→ SHORT EXERCISE
Write the data out again in full, with no departure from the original.

→ Source data
::::::

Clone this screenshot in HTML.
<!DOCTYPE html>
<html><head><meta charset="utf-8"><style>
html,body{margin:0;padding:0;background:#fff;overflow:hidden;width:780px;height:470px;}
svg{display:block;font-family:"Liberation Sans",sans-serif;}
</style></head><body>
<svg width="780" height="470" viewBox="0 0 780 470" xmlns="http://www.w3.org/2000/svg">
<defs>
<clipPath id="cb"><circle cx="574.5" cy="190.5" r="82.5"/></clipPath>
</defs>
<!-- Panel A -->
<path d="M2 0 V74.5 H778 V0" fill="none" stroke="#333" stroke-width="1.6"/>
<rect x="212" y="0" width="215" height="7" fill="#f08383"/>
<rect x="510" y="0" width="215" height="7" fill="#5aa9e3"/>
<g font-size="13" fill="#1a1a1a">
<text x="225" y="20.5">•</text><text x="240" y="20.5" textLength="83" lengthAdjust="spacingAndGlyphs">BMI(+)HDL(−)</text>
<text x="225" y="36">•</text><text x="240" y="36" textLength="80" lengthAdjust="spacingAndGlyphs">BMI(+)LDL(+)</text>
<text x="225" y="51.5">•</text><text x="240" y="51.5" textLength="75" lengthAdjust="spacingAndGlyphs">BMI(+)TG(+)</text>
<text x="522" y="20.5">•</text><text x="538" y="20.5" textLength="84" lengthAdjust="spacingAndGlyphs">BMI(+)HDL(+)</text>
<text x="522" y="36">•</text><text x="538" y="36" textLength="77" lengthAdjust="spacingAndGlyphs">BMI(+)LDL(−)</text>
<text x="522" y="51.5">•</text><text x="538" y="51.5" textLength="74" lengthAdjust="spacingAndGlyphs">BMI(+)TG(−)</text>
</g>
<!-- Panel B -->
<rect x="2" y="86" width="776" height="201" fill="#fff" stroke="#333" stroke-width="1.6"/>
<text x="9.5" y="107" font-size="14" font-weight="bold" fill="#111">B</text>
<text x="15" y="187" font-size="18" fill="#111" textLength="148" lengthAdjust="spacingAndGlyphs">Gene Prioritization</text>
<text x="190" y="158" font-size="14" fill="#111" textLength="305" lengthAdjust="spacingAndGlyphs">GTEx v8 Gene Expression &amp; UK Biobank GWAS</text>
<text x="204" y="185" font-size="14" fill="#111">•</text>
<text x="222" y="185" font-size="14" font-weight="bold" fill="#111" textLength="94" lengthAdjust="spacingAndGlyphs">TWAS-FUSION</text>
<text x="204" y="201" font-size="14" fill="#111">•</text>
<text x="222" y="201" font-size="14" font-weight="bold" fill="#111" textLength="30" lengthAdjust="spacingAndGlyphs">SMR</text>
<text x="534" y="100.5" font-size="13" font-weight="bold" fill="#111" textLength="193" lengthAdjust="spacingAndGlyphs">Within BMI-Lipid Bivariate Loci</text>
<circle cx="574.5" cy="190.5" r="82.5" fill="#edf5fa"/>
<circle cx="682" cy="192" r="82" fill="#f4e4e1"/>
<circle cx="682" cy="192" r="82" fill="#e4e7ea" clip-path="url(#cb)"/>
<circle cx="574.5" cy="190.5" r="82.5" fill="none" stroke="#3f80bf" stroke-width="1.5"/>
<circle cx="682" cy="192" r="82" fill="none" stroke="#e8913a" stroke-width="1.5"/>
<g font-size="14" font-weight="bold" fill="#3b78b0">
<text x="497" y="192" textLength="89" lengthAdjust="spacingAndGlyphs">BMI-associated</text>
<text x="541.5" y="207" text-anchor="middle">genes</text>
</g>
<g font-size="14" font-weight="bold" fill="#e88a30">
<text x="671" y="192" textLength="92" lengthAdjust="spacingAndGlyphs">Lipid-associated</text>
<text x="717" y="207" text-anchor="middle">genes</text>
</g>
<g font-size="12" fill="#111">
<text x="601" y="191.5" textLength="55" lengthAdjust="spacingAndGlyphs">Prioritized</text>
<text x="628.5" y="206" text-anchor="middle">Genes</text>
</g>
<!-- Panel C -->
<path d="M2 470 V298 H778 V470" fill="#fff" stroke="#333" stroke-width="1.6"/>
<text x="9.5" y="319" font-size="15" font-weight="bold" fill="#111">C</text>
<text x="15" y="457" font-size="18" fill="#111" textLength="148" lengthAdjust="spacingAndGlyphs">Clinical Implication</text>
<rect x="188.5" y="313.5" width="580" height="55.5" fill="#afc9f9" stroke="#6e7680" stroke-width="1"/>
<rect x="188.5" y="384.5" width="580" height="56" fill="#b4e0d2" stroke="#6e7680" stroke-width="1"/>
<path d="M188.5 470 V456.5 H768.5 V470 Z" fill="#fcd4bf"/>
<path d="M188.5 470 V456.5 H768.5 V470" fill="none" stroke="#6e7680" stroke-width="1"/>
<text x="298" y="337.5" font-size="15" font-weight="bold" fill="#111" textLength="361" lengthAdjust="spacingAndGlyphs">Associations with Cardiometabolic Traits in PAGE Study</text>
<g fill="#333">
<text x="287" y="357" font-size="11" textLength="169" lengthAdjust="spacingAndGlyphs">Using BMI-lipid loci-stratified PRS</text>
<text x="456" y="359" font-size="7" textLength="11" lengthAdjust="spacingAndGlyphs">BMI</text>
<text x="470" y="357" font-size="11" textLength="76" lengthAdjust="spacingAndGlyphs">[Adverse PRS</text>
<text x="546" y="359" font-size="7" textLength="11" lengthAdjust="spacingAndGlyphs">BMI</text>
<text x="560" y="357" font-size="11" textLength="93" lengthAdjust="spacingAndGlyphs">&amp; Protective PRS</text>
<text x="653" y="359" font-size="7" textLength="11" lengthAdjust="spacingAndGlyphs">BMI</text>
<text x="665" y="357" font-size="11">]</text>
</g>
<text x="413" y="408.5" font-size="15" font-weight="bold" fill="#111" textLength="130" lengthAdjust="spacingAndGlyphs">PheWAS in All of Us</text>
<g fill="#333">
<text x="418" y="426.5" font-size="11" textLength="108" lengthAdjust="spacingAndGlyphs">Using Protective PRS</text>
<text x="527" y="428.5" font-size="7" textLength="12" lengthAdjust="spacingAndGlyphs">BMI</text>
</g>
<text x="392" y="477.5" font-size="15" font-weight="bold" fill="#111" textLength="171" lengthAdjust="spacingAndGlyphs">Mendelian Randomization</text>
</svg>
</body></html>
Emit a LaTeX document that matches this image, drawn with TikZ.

::::::

→ SOLUTION FOR THIS TASK
Clone this screenshot in HTML.
<!DOCTYPE html>
<html><head><meta charset="utf-8"><style>
html,body{margin:0;padding:0;background:#fff;overflow:hidden;width:780px;height:470px;}
svg{display:block;font-family:"Liberation Sans",sans-serif;}
</style></head><body>
<svg width="780" height="470" viewBox="0 0 780 470" xmlns="http://www.w3.org/2000/svg">
<defs>
<clipPath id="cb"><circle cx="574.5" cy="190.5" r="82.5"/></clipPath>
</defs>
<!-- Panel A -->
<path d="M2 0 V74.5 H778 V0" fill="none" stroke="#333" stroke-width="1.6"/>
<rect x="212" y="0" width="215" height="7" fill="#f08383"/>
<rect x="510" y="0" width="215" height="7" fill="#5aa9e3"/>
<g font-size="13" fill="#1a1a1a">
<text x="225" y="20.5">•</text><text x="240" y="20.5" textLength="83" lengthAdjust="spacingAndGlyphs">BMI(+)HDL(−)</text>
<text x="225" y="36">•</text><text x="240" y="36" textLength="80" lengthAdjust="spacingAndGlyphs">BMI(+)LDL(+)</text>
<text x="225" y="51.5">•</text><text x="240" y="51.5" textLength="75" lengthAdjust="spacingAndGlyphs">BMI(+)TG(+)</text>
<text x="522" y="20.5">•</text><text x="538" y="20.5" textLength="84" lengthAdjust="spacingAndGlyphs">BMI(+)HDL(+)</text>
<text x="522" y="36">•</text><text x="538" y="36" textLength="77" lengthAdjust="spacingAndGlyphs">BMI(+)LDL(−)</text>
<text x="522" y="51.5">•</text><text x="538" y="51.5" textLength="74" lengthAdjust="spacingAndGlyphs">BMI(+)TG(−)</text>
</g>
<!-- Panel B -->
<rect x="2" y="86" width="776" height="201" fill="#fff" stroke="#333" stroke-width="1.6"/>
<text x="9.5" y="107" font-size="14" font-weight="bold" fill="#111">B</text>
<text x="15" y="187" font-size="18" fill="#111" textLength="148" lengthAdjust="spacingAndGlyphs">Gene Prioritization</text>
<text x="190" y="158" font-size="14" fill="#111" textLength="305" lengthAdjust="spacingAndGlyphs">GTEx v8 Gene Expression &amp; UK Biobank GWAS</text>
<text x="204" y="185" font-size="14" fill="#111">•</text>
<text x="222" y="185" font-size="14" font-weight="bold" fill="#111" textLength="94" lengthAdjust="spacingAndGlyphs">TWAS-FUSION</text>
<text x="204" y="201" font-size="14" fill="#111">•</text>
<text x="222" y="201" font-size="14" font-weight="bold" fill="#111" textLength="30" lengthAdjust="spacingAndGlyphs">SMR</text>
<text x="534" y="100.5" font-size="13" font-weight="bold" fill="#111" textLength="193" lengthAdjust="spacingAndGlyphs">Within BMI-Lipid Bivariate Loci</text>
<circle cx="574.5" cy="190.5" r="82.5" fill="#edf5fa"/>
<circle cx="682" cy="192" r="82" fill="#f4e4e1"/>
<circle cx="682" cy="192" r="82" fill="#e4e7ea" clip-path="url(#cb)"/>
<circle cx="574.5" cy="190.5" r="82.5" fill="none" stroke="#3f80bf" stroke-width="1.5"/>
<circle cx="682" cy="192" r="82" fill="none" stroke="#e8913a" stroke-width="1.5"/>
<g font-size="14" font-weight="bold" fill="#3b78b0">
<text x="497" y="192" textLength="89" lengthAdjust="spacingAndGlyphs">BMI-associated</text>
<text x="541.5" y="207" text-anchor="middle">genes</text>
</g>
<g font-size="14" font-weight="bold" fill="#e88a30">
<text x="671" y="192" textLength="92" lengthAdjust="spacingAndGlyphs">Lipid-associated</text>
<text x="717" y="207" text-anchor="middle">genes</text>
</g>
<g font-size="12" fill="#111">
<text x="601" y="191.5" textLength="55" lengthAdjust="spacingAndGlyphs">Prioritized</text>
<text x="628.5" y="206" text-anchor="middle">Genes</text>
</g>
<!-- Panel C -->
<path d="M2 470 V298 H778 V470" fill="#fff" stroke="#333" stroke-width="1.6"/>
<text x="9.5" y="319" font-size="15" font-weight="bold" fill="#111">C</text>
<text x="15" y="457" font-size="18" fill="#111" textLength="148" lengthAdjust="spacingAndGlyphs">Clinical Implication</text>
<rect x="188.5" y="313.5" width="580" height="55.5" fill="#afc9f9" stroke="#6e7680" stroke-width="1"/>
<rect x="188.5" y="384.5" width="580" height="56" fill="#b4e0d2" stroke="#6e7680" stroke-width="1"/>
<path d="M188.5 470 V456.5 H768.5 V470 Z" fill="#fcd4bf"/>
<path d="M188.5 470 V456.5 H768.5 V470" fill="none" stroke="#6e7680" stroke-width="1"/>
<text x="298" y="337.5" font-size="15" font-weight="bold" fill="#111" textLength="361" lengthAdjust="spacingAndGlyphs">Associations with Cardiometabolic Traits in PAGE Study</text>
<g fill="#333">
<text x="287" y="357" font-size="11" textLength="169" lengthAdjust="spacingAndGlyphs">Using BMI-lipid loci-stratified PRS</text>
<text x="456" y="359" font-size="7" textLength="11" lengthAdjust="spacingAndGlyphs">BMI</text>
<text x="470" y="357" font-size="11" textLength="76" lengthAdjust="spacingAndGlyphs">[Adverse PRS</text>
<text x="546" y="359" font-size="7" textLength="11" lengthAdjust="spacingAndGlyphs">BMI</text>
<text x="560" y="357" font-size="11" textLength="93" lengthAdjust="spacingAndGlyphs">&amp; Protective PRS</text>
<text x="653" y="359" font-size="7" textLength="11" lengthAdjust="spacingAndGlyphs">BMI</text>
<text x="665" y="357" font-size="11">]</text>
</g>
<text x="413" y="408.5" font-size="15" font-weight="bold" fill="#111" textLength="130" lengthAdjust="spacingAndGlyphs">PheWAS in All of Us</text>
<g fill="#333">
<text x="418" y="426.5" font-size="11" textLength="108" lengthAdjust="spacingAndGlyphs">Using Protective PRS</text>
<text x="527" y="428.5" font-size="7" textLength="12" lengthAdjust="spacingAndGlyphs">BMI</text>
</g>
<text x="392" y="477.5" font-size="15" font-weight="bold" fill="#111" textLength="171" lengthAdjust="spacingAndGlyphs">Mendelian Randomization</text>
</svg>
</body></html>
Emit a LaTeX document that matches this image, drawn with TikZ.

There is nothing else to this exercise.